THE 1990s were something of a golden decade, marked by successive waves of EU and NATO enlargement and strong consensus between most states of the OSCE on the objective of building a Europe whole and free. Apart from the fighting in former Yugoslavia and some conflicts in the post-Soviet space, all good things seemed to be coming together at the same time.

Times have changed. The Balkan wars have been quelled. However, the remaining transition processes in the OSCE area face a long haul. NATO and EU enlargement has slowed down. Most fundamentally, the consensus of the early post-Cold War years has eroded; the goals and activities of the OSCE are now challenged. What does this mean?

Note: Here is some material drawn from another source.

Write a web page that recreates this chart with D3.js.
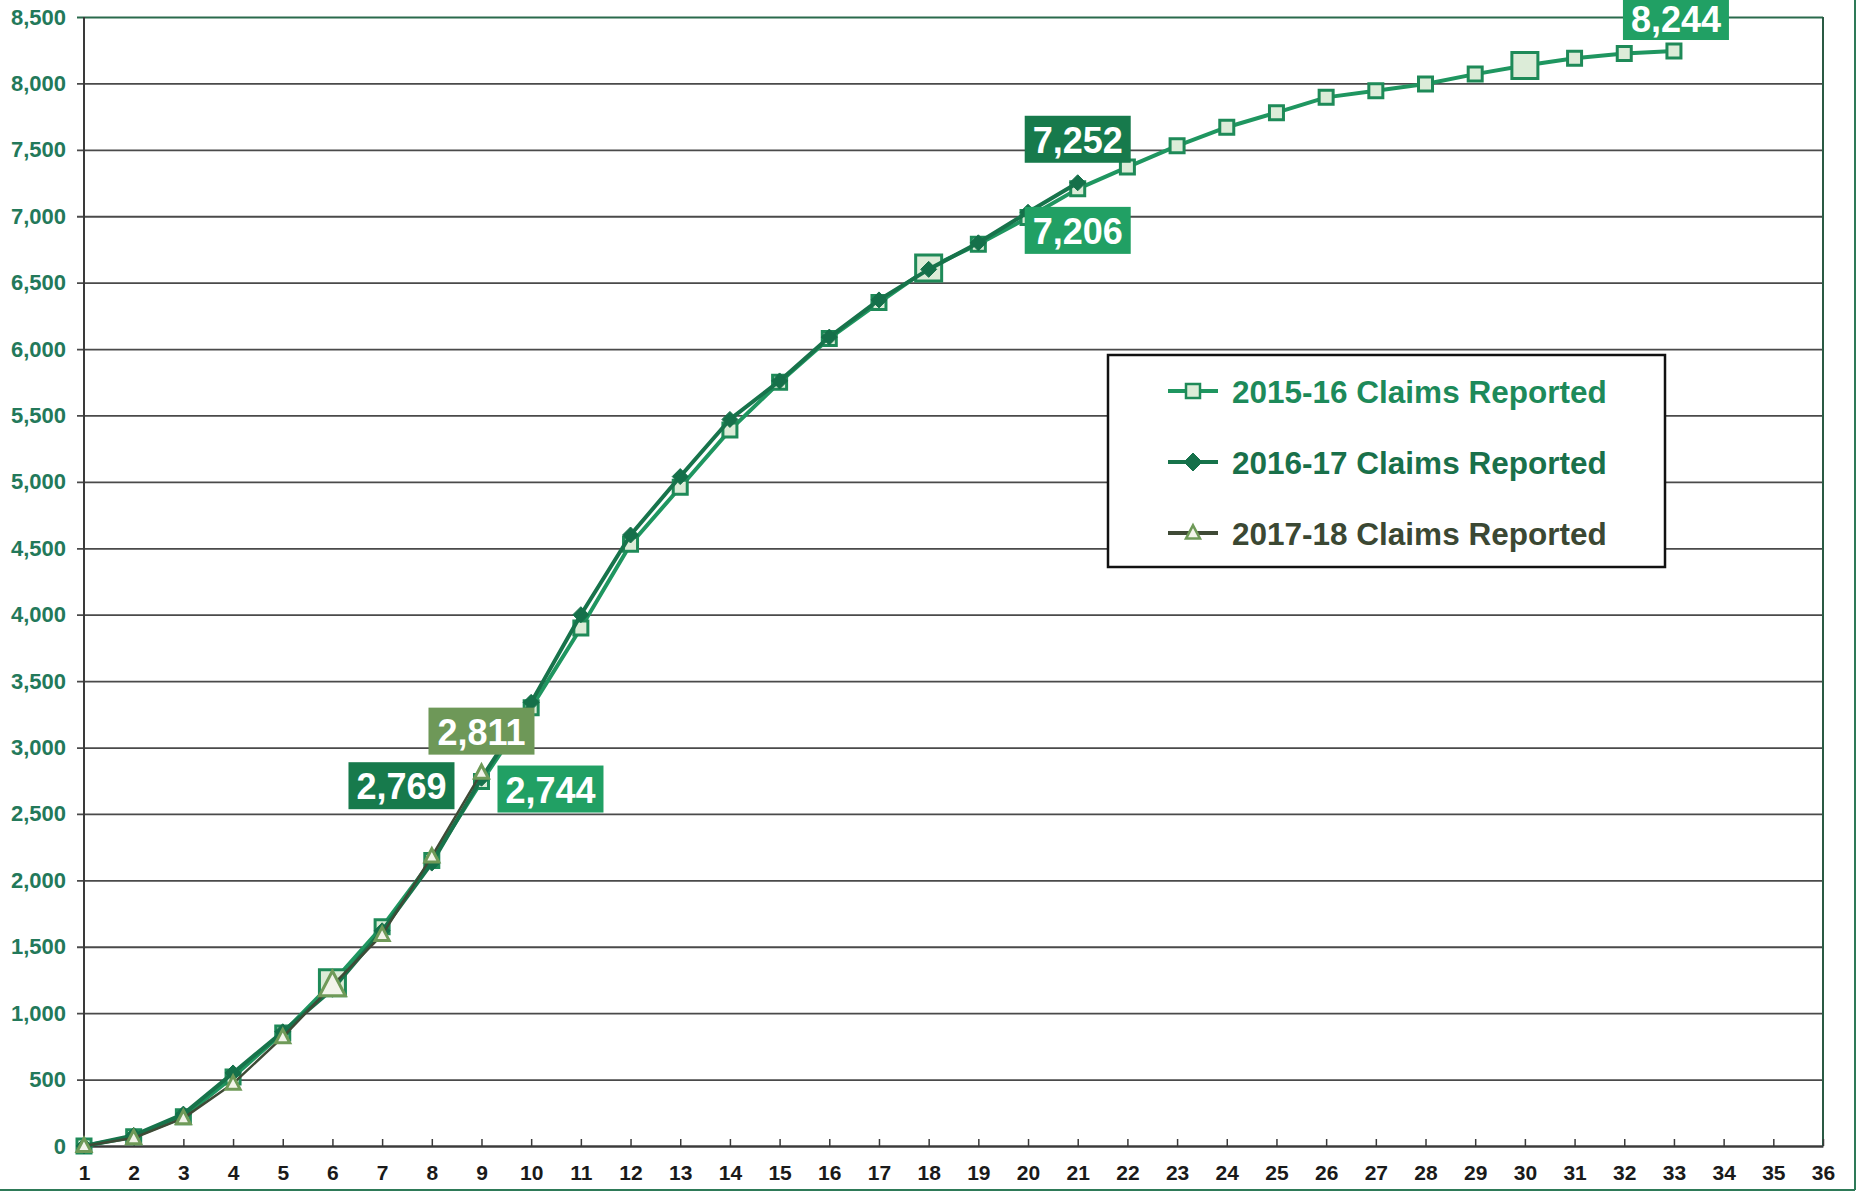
<!DOCTYPE html>
<html>
<head>
<meta charset="utf-8">
<script src="https://cdn.jsdelivr.net/npm/d3@7"></script>
<style>
  body { margin: 0; background: #fff; }
  svg { display: block; }
  .ylab text { font-family: "Liberation Sans", Arial, sans-serif; font-weight: bold; font-size: 22px; fill: #23795a; }
  .xlab text { font-family: "Liberation Sans", Arial, sans-serif; font-weight: bold; font-size: 21px; fill: #1a1a1a; }
</style>
</head>
<body>
<div id="chart"></div>
<script>
// months since start of the year, 1..36
const MONTHS = d3.range(1, 37);
const Y_TICKS = d3.range(0, 8501, 500);

// cumulative claims reported
const CLAIMS_1516 = [0, 70, 220, 520, 850, 1230, 1650, 2150, 2744, 3300, 3900, 4530, 4960, 5390, 5750, 6080, 6350, 6610, 6790, 6990, 7206, 7370, 7530, 7670, 7780, 7895, 7945, 7995, 8070, 8135, 8190, 8225, 8244];
const CLAIMS_1617 = [0, 80, 240, 550, 860, 1180, 1620, 2130, 2769, 3340, 4000, 4600, 5040, 5470, 5760, 6090, 6370, 6600, 6800, 7030, 7252];
const CLAIMS_1718 = [0, 60, 210, 470, 820, 1210, 1590, 2180, 2811];

const SERIES_NAMES = ["2015-16 Claims Reported", "2016-17 Claims Reported", "2017-18 Claims Reported"];

const WIDTH = 1860;
const HEIGHT = 1193;
const PLOT = { left: 84, right: 1823, top: 17, bottom: 1146 };

const series = [
  { name: SERIES_NAMES[0], values: CLAIMS_1516, line: "#1f9660", lineWidth: 4, marker: "square", stroke: "#1e8a58", fill: "#dcecd8", text: "#1d8a5a", big: [6, 18, 30] },
  { name: SERIES_NAMES[1], values: CLAIMS_1617, line: "#17734b", lineWidth: 4, marker: "diamond", stroke: "#15704a", fill: "#15704a", text: "#19704a", big: [] },
  { name: SERIES_NAMES[2], values: CLAIMS_1718, line: "#3f4a36", lineWidth: 2.5, marker: "triangle", stroke: "#6f9a58", fill: "#f2f4ea", text: "#3b4833", big: [6] },
];

// data labels: which series / month, box offset from the point, box colour
const LABELS = [
  { s: 2, m: 9, dx: 0, dy: -41, fill: "#6e9858" },
  { s: 1, m: 9, dx: -80, dy: 8, fill: "#177a4c" },
  { s: 0, m: 9, dx: 69, dy: 8, fill: "#21a064" },
  { s: 1, m: 21, dx: 0, dy: -43, fill: "#177a4c" },
  { s: 0, m: 21, dx: 0, dy: 42, fill: "#21a064" },
  { s: 0, m: 33, dx: 2, dy: -32, fill: "#21a064" },
];

const svg = d3.select("#chart").append("svg")
  .attr("width", WIDTH)
  .attr("height", HEIGHT);

const x = d3.scalePoint().domain(MONTHS).range([PLOT.left, PLOT.right]);
const y = d3.scaleLinear().domain([0, 8500]).range([PLOT.bottom, PLOT.top]);

// y axis with gridlines
const yAxis = svg.append("g")
  .attr("class", "ylab")
  .attr("transform", `translate(${PLOT.left},0)`)
  .call(d3.axisLeft(y).tickValues(Y_TICKS).tickFormat(d3.format(",")).tickSize(-(PLOT.right - PLOT.left)).tickPadding(18));
yAxis.select(".domain").remove();
yAxis.selectAll(".tick line")
  .attr("x1", -7)
  .attr("stroke", (d) => d === 8500 ? "#2a6a4c" : "#4a4a4a")
  .attr("stroke-width", 1.8);

// left axis line
svg.append("line")
  .attr("x1", PLOT.left).attr("x2", PLOT.left)
  .attr("y1", PLOT.top).attr("y2", PLOT.bottom)
  .attr("stroke", "#3a3a3a").attr("stroke-width", 2);
// right border
svg.append("line")
  .attr("x1", PLOT.right).attr("x2", PLOT.right)
  .attr("y1", PLOT.top).attr("y2", PLOT.bottom)
  .attr("stroke", "#2a5a44").attr("stroke-width", 2);

// x axis
const xAxis = svg.append("g")
  .attr("class", "xlab")
  .attr("transform", `translate(0,${PLOT.bottom})`)
  .call(d3.axisBottom(x).tickSize(-7).tickSizeOuter(0).tickPadding(19));
xAxis.select(".domain").attr("stroke", "#3a3a3a").attr("stroke-width", 2);
xAxis.selectAll(".tick line").attr("stroke", "#3a3a3a").attr("stroke-width", 1.5);

// page frame, right and bottom edges
svg.append("line").attr("x1", 1855).attr("x2", 1855).attr("y1", 0).attr("y2", 1190)
  .attr("stroke", "#2e7a58").attr("stroke-width", 2);
svg.append("line").attr("x1", 0).attr("x2", 1855).attr("y1", 1190).attr("y2", 1190)
  .attr("stroke", "#2e7a58").attr("stroke-width", 2);

function markerPath(type, size) {
  const h = size / 2;
  if (type === "square") return `M${-h},${-h}H${h}V${h}H${-h}Z`;
  if (type === "diamond") return `M0,${-h}L${h},0L0,${h}L${-h},0Z`;
  return `M0,${-h * 1.1}L${h},${h * 0.8}L${-h},${h * 0.8}Z`;
}

const line = d3.line().x((d, i) => x(i + 1)).y((d) => y(d));

series.forEach((s) => {
  const g = svg.append("g");
  g.append("path")
    .attr("d", line(s.values))
    .attr("fill", "none")
    .attr("stroke", s.line)
    .attr("stroke-width", s.lineWidth)
    .attr("stroke-linejoin", "round");
  g.selectAll("path.pt")
    .data(s.values)
    .join("path")
    .attr("class", "pt")
    .attr("transform", (d, i) => `translate(${x(i + 1)},${y(d)})`)
    .attr("d", (d, i) => {
      const big = s.big.includes(i + 1);
      if (s.marker === "square") return markerPath("square", big ? 26 : 14);
      if (s.marker === "diamond") return markerPath("diamond", 16);
      return markerPath("triangle", big ? 26 : 14);
    })
    .attr("fill", s.fill)
    .attr("stroke", s.stroke)
    .attr("stroke-width", s.marker === "diamond" ? 1 : 3);
});

// value labels
const lab = svg.append("g");
LABELS.forEach((l) => {
  const v = series[l.s].values[l.m - 1];
  const cx = x(l.m) + l.dx;
  const cy = y(v) + l.dy;
  const top = Math.max(0, cy - 24);
  const bottom = cy === Math.max(cy, 0) && top === 0 ? cy + 21 : cy + 23;
  lab.append("rect")
    .attr("x", cx - 53).attr("y", top)
    .attr("width", 106).attr("height", bottom - top)
    .attr("fill", l.fill);
  lab.append("text")
    .attr("x", cx).attr("y", cy + 13)
    .attr("text-anchor", "middle")
    .attr("font-family", "Liberation Sans, Arial, sans-serif")
    .attr("font-weight", "bold")
    .attr("font-size", 36)
    .attr("fill", "#fff")
    .text(d3.format(",")(v));
});

// legend
const legend = svg.append("g").attr("transform", "translate(1108,355)");
legend.append("rect")
  .attr("width", 557).attr("height", 212)
  .attr("fill", "#fff").attr("stroke", "#111").attr("stroke-width", 2.5);
series.forEach((s, i) => {
  const ly = 36 + i * 71;
  legend.append("line")
    .attr("x1", 60).attr("x2", 110).attr("y1", ly).attr("y2", ly)
    .attr("stroke", s.line).attr("stroke-width", 4);
  legend.append("path")
    .attr("transform", `translate(85,${ly})`)
    .attr("d", markerPath(s.marker, s.marker === "diamond" ? 18 : 14))
    .attr("fill", s.fill).attr("stroke", s.stroke).attr("stroke-width", s.marker === "diamond" ? 1 : 2.5);
  legend.append("text")
    .attr("x", 124).attr("y", ly + 12)
    .attr("font-family", "Liberation Sans, Arial, sans-serif")
    .attr("font-weight", "bold")
    .attr("font-size", 31.5)
    .attr("fill", s.text)
    .text(s.name);
});
</script>
</body>
</html>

First, that our assumptions of the 1990s must be re-thought. It is possible that all good things are not going to come together quickly in the OSCE area. Building a Europe whole and free remains unfinished business, and the process is set to be long and complex, requiring tireless engagement and constant debate about values and their application. Certainly, the haste of success of the 1990s will have to be replaced by patience founded on a longer view.

The changes occurring in the OSCE area make the organization not less but more important for the United States-for engaging with Russia and Central Asia, for coordinating with Euro-Atlantic allies, for responding to the century's new threats and challenges and for supporting democratic transition processes across the northern hemisphere. The strength of the OSCE as a value-centered organization in the 21st century lies not in providing all the answers to all challenges at any given moment. Rather, it lies in providing a place where answers may be found over time and in ways that restrain disruptive factors of violence and confrontation. Having an organization based on the permanent debate and elaboration of a set of basic values in such a complex and fluid world is, indeed, useful for the United States.

The OSCE today requires U.S. leadership. In current circumstances, leadership cannot be reactive and cannot take the face of defending the status quo. Given the changes across the OSCE area, it cannot be enough to rely on the hope that the success of the 1990s will be replicated. Leadership requires finding a balance between retaining past strengths and considering new ways of thinking for the future. It also requires giving careful thought to where and how to affect organizational change, avoiding two extremes: "radical change", which would undermine the OSCE, and "no change", which might do the same. Adapting the OSCE should be a normal process of fine-tuning an organization designed for different times to new circumstances. The United States should lead it-actively, patiently and carefully.

Marc Perrin de Brichambaut is secretary-general of the Organization for Security and Cooperation in Europe.